When the source routed experts are MXFP4 (as in the V4 release), add
--cast_mxfp4_to_nvfp4 for a lossless weight conversion — recommended over the
default lossy dequant/re-quant path. See below.
Lossless MXFP4 → NVFP4 weight cast (--cast_mxfp4_to_nvfp4)

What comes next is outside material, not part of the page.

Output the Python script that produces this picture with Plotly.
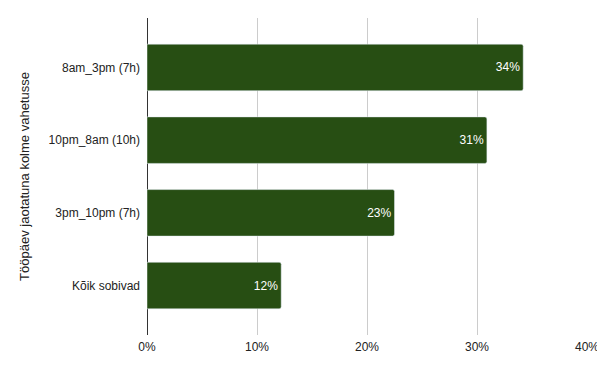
import plotly.graph_objects as go

categories = ["8am_3pm (7h)", "10pm_8am (10h)", "3pm_10pm (7h)", "Kõik sobivad"]
values = [0.342, 0.309, 0.225, 0.122]
labels = ["34%", "31%", "23%", "12%"]
tick_vals = [0, 0.1, 0.2, 0.3, 0.4]
tick_text = ["0%", "10%", "20%", "30%", "40%"]

fig = go.Figure(go.Bar(
    x=values, y=categories, orientation="h",
    marker=dict(color="#274e13", cornerradius=2),
    text=labels, textposition="inside", insidetextanchor="end",
    textfont=dict(color="white", size=12, family="Liberation Sans, Arial"),
    width=0.64,
))
# page body has an 8px margin, so the figure is sized/offset to compensate
fig.update_layout(
    width=597, height=364,
    margin=dict(l=139, r=18, t=10, b=37, autoexpand=False),
    plot_bgcolor="white", paper_bgcolor="white",
    font=dict(family="Liberation Sans, Arial", size=12, color="#222"),
    showlegend=False,
)
fig.update_xaxes(range=[0, 0.4], tickvals=tick_vals, ticktext=tick_text,
                 showgrid=True, gridcolor="#cccccc", gridwidth=1,
                 zeroline=True, zerolinecolor="#333333", zerolinewidth=1,
                 showline=False, ticks="", fixedrange=True, automargin=False,
                 ticklabelstandoff=3)
fig.update_yaxes(categoryorder="array", categoryarray=categories[::-1],
                 range=[-0.68, 3.68], showgrid=False, ticks="",
                 ticklabelstandoff=6, automargin=False,
                 title=dict(text="Tööpäev jaotatuna kolme vahetusse", standoff=16,
                            font=dict(size=13)))
fig.write_html("out.html")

The routed experts in the source checkpoint are already MXFP4 (E2M1 nibbles +
a power-of-two E8M0 scale per 32-element block). Without the flag, the export
dequantizes them to BF16 and re-quantizes to NVFP4 using the calibrated
per-tensor weight amax, which re-derives the per-block scales from the data and
is therefore lossy. With --cast_mxfp4_to_nvfp4, the per-tensor scale_2 is
pinned to 2^(k_max - 8) and each per-block E4M3 scale to 2^(k_j - m) straight
from the source E8M0 scales, so per_block_scale * scale_2 = 2^k_j and the NVFP4
nibbles equal the source MXFP4 nibbles bit-for-bit (for every block whose k_j
lands in E4M3's representable window; the rare out-of-range block falls back to a
data-derived scale). The flag only affects routed-expert weights — activation
input_scale still comes from ${AMAX} calibration — and the run prints a
[cast] lossless MXFP4->NVFP4 blocks: … summary. This mirrors the GPTOSS cast in
examples/hf_ptq/cast_mxfp4_to_nvfp4.py; the
V4 twist is that w1/w3 share one scale_2 (fused GEMM1), so k_max is taken over
both projections.